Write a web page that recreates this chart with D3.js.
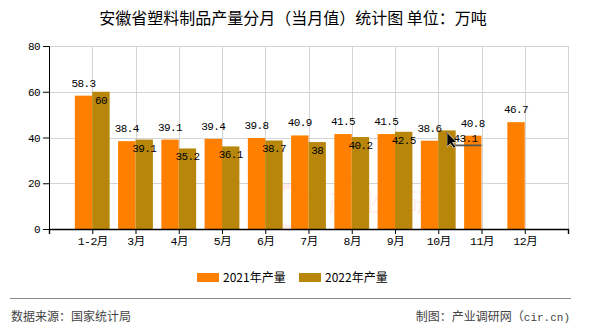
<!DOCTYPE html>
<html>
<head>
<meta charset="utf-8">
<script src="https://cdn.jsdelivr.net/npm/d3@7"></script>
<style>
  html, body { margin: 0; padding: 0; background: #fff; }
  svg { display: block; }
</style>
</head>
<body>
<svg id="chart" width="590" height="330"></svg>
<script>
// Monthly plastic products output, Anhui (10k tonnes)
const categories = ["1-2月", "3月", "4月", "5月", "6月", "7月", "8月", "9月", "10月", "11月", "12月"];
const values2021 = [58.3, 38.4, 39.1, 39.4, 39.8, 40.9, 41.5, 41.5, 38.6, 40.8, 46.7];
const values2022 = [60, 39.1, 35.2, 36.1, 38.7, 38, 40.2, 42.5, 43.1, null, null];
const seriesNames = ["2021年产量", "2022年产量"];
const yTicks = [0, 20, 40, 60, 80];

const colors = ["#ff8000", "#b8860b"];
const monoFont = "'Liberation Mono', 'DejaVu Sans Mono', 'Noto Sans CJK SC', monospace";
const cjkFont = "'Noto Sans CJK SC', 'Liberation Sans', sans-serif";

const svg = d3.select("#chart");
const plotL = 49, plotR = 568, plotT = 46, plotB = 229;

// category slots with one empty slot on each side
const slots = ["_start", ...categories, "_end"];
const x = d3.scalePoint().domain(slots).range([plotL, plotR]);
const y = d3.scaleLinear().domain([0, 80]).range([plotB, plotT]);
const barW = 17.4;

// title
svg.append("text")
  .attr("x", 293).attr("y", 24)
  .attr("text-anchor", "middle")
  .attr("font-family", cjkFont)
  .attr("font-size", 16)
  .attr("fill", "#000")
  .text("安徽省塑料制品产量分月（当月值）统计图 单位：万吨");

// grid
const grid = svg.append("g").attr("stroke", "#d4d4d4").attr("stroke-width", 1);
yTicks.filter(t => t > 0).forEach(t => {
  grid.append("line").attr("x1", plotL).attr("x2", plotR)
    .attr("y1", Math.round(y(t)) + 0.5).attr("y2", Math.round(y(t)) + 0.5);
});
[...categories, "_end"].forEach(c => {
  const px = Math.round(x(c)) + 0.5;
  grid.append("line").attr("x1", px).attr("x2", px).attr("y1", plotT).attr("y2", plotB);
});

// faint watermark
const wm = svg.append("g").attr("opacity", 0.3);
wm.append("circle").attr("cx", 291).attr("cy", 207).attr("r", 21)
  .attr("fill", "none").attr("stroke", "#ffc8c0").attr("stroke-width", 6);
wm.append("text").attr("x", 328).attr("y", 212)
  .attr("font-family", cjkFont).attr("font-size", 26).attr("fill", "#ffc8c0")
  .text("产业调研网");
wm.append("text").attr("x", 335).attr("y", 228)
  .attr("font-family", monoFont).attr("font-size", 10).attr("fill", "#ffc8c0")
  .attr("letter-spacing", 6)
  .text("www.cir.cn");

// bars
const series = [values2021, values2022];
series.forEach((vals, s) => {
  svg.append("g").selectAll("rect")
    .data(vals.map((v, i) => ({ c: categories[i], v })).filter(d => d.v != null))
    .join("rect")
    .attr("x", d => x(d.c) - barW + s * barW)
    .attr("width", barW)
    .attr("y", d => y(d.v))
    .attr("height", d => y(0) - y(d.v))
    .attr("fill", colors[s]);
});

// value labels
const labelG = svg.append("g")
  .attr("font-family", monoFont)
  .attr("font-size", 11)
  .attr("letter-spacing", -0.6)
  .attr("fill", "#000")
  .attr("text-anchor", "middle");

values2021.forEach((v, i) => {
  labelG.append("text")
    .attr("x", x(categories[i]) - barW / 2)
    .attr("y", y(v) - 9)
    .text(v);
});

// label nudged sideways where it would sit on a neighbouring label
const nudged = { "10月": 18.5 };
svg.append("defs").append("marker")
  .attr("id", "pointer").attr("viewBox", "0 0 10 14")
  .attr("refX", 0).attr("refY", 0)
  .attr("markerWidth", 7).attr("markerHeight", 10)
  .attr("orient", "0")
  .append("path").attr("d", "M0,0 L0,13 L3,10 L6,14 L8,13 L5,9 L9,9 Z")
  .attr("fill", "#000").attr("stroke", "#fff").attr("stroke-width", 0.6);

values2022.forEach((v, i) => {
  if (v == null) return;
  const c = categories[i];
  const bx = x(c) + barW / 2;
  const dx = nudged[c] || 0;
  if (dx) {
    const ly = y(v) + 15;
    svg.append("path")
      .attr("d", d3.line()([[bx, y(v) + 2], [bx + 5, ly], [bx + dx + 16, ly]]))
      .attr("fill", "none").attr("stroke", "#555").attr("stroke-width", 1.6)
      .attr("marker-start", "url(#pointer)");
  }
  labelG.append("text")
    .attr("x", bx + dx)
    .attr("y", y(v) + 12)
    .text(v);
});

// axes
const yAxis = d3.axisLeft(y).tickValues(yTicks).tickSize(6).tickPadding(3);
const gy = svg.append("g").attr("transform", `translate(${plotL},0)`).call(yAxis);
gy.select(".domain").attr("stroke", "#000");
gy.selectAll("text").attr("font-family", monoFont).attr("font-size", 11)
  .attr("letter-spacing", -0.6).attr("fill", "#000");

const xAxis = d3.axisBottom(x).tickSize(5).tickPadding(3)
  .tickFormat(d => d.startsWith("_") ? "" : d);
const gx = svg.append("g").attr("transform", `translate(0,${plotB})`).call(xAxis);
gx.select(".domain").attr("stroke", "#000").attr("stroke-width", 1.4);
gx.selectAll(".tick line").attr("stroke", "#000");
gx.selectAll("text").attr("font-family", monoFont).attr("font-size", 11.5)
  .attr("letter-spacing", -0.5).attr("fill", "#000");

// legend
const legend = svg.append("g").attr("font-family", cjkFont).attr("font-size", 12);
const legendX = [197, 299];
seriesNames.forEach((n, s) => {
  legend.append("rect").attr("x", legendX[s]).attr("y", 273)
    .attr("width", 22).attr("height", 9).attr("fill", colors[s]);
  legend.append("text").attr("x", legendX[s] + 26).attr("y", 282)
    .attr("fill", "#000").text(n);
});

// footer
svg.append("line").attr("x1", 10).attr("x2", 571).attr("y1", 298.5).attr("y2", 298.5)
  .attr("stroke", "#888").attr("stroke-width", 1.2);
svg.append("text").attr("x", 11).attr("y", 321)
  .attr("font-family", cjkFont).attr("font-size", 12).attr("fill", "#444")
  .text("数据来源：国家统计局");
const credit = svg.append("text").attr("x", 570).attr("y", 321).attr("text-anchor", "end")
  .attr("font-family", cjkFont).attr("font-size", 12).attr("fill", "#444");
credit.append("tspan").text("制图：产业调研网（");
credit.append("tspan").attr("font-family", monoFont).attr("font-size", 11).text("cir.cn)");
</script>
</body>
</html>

Directions:
Copy each line that contains the word "chart".

Solution to this problem:
Write a web page that recreates this chart with D3.js.
<svg id="chart" width="590" height="330"></svg>
const svg = d3.select("#chart");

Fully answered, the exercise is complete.